В некоторые детали я не верила даже сама: например, про слой мочи на полу в доме престарелых (и не первый ведь этаж), и переспрашивала у мамы несколько раз, так ли это.
Но мне эта история помогает прощать: ведь простили же тётю, причем до самой глубины, и приняли такой, как она есть? Значит, и я должна прощать.
Сказка обернулась жестокой реальностью - то же чувствовали и все эти дети (кстати, их было больше, чем я описала), но простите меня. Оправдание мое только в том, что все описанное произошло взаправду.

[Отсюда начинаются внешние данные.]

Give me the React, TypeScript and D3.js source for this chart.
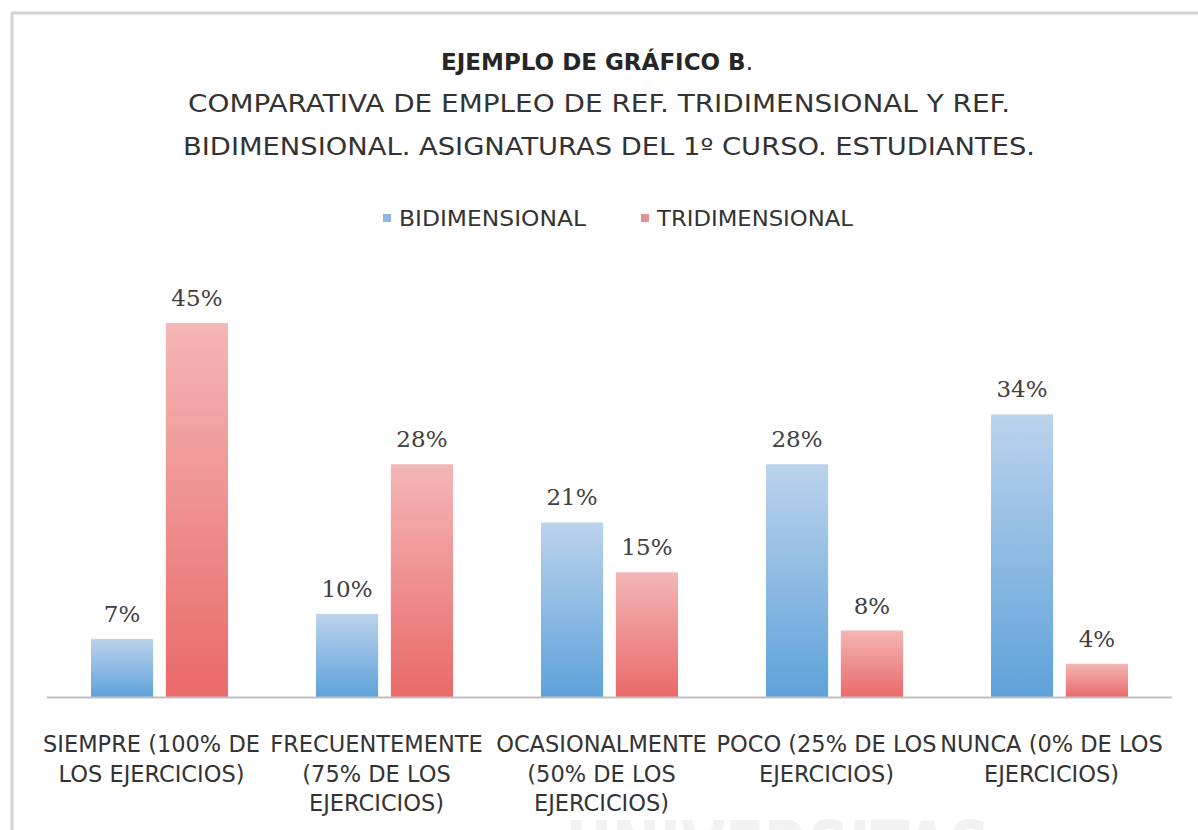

Красивая и страшная история. Не знаю, чем и сравнить. Со своим "Домом на песке". Но мою Мару Лейбман еще можно понять: чего могла желать бездомная еврейская девочка, кроме дома? Да и вера...тут еще и проблема безверия людей - будь Софи верующей...хотя лесковские барыни, "раки серебрившие, а мужиков морившие" памятны, и весьма. А тут - шкаф...если угодно, символ богатства, достатка...но насквозь гнилого, получивший власть над душой Софи (можно сказать, высосавший из него душу). Думаю, что жгут его индеец и рыцарь - некая символика: свобода и истинное благородство (ну понятно, у романных рыцарей и индейцев) -несовместимы с бесчеловечностью и стяжательством. И замечательное у Вас знание реала. Понятное дело - шкаф где-то есть (раз указан завод-изготовитель). Скорее всего, есть связанное с ним семейное предание. И все же, какой реализм! Ай да Вы! Е. И поклон А., И., Шнурку-Шоне и рыжей свинке...

Марина Алёшина

Шкаф был. Я его видела лично.
Но конечно, до символа он вырос только в тексте (автор раздул), вряд ли кто-то из реальных людей его воспринимал эдаким зловещим призраком.
Вообще-то это одна линия из задуманной повести, как бы некая проба: будет ли интересно. Ведь, если описывать то, что реально происходило в 20 веке с людьми, получится местами слишком страшно. Поэтому я не знаю пока, продолжать ли начатое.
Благодарю Вас, матушка, за воодушевление! Полконы обязательно передам.
 

Понятно сразу - Вы оный шкафец видели воочию. Кстати, реалии дома престарелых - именно такие. Еще похуже. Я их знаю хорошо, т.к. работала в подобном заведении три года. У нас еще и нечто вроде параш было, по одной на палату с лежачими. И многое другое, не менее занятное. А образ...да - поглощающий сладости-радости и извергающий из себя смерть. Почти...эх, аналогии не найду...это не потртрет ростовщика или Дориана Грэя, и не...а, как ни странно, карман на фартучке из стихотворения Маршака "Большой карман". Только там смешно... Не резиновый карман-то оказался...увы... А продолжать...оно всегда стоит. Думаю, получится еще как! Е.